Wednesday, October 31, 2012

Looper in Theaters Now

I was so excited to see this movie that I even let my husband fork out the extra cash to see it in a nice theater in a big city on my birthday getaway. But what a disappointment!

Looper stars Joseph Gordon-Levitt and Bruce Willis in a science fiction flick about time travel and murderers-for-hire. I guess I missed the part about them being hired guns and was more excited about the time travel aspect and the actors. My mistake.

Joe is one of these Loopers. He takes care of criminals who are sent to him from the future, where time traveling is illegal. Killing people in the past leaves no trail to follow. When a Looper has served enough time, he is sent his own future self to dispose of, along with enough gold to set him up for the next (and last) 30 years of his life. Loopers close the "loop" by killing their future selves and then get to live in peace until it's time to be on the other end of that gun. Neat and clean (the process, that is; not the movie).

The movie is rated R. I think it should be rated higher, like NC-17 or something (I don't even know what the next level is). Looper is brutally violent, and there is far too much (any is too much) upper female nudity, which I wasn't expecting at all. And when children are murdered for the "greater good," that crosses the line for me in the violence department.
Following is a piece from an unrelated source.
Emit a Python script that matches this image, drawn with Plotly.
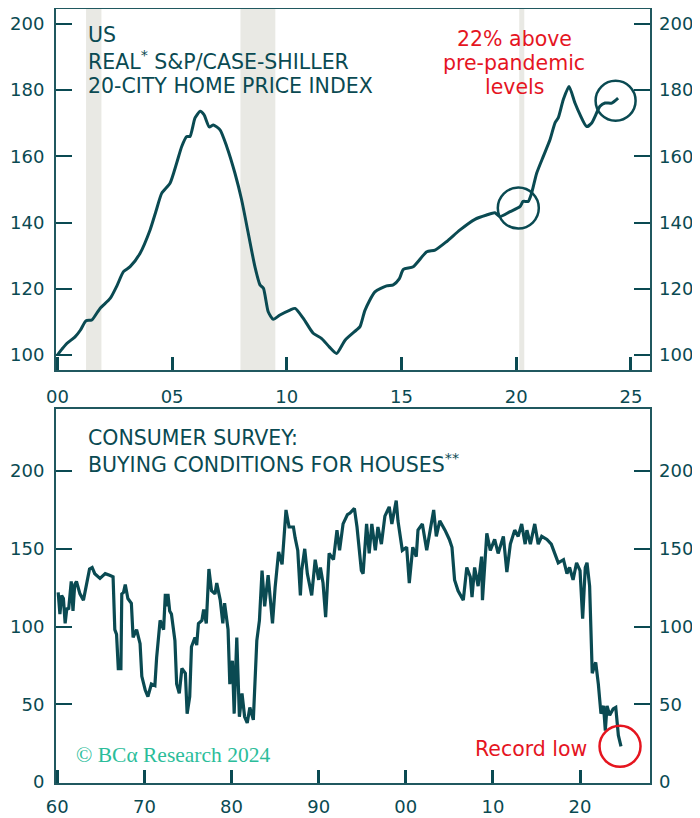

Besides the time travel thing, there is one other science fiction aspect, involving telekinesis. This barely affects the plot except where it has to do with the main bad guy. Otherwise, it's poorly integrated and feels like a superfluous plot device to make the bad guy simultaneously more evil and cool.

After such a depressing story, it's rather amazing that the movie pulls off some redemptive value. Looper is not worth paying the money to see, but if you did, by accident, you won't leave in utter despair. In the end, love wins, and not just any love...a mother's love. That's pretty powerful. It's just buried by a load of images that are powerfully harmful.
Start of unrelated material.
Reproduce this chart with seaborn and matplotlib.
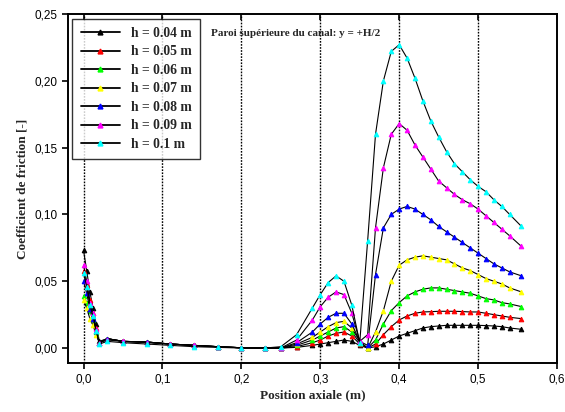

Sure, Willis and Gordon-Levitt do a great job acting like the younger and older versions of the same person. Emily Blunt also has a great role as a protective, tortured single mom. The acting is fine. Even the story could have been acceptable with little improvements here and there. There's just no moral center to it.

I heard this movie compared to Inception as far as its capability to blow your mind. In no way does it stand a chance against Inception. The time travel leaves questions that are mind-blowing, certainly, but that's because they just don't make sense. Time travel always seems to have a hole somewhere. Dr. Who has a name for this: it's timey-wimey. That's okay for Dr. Who. Dr. Who blows my mind with its goodness. What does Looper have going for it if not a tightly woven time travel history? Sex and gore, and those don't fly on this blog.

1 comment:

  1. I was excited by this film's premise, but it just had to bogged down in smug. Oi vey!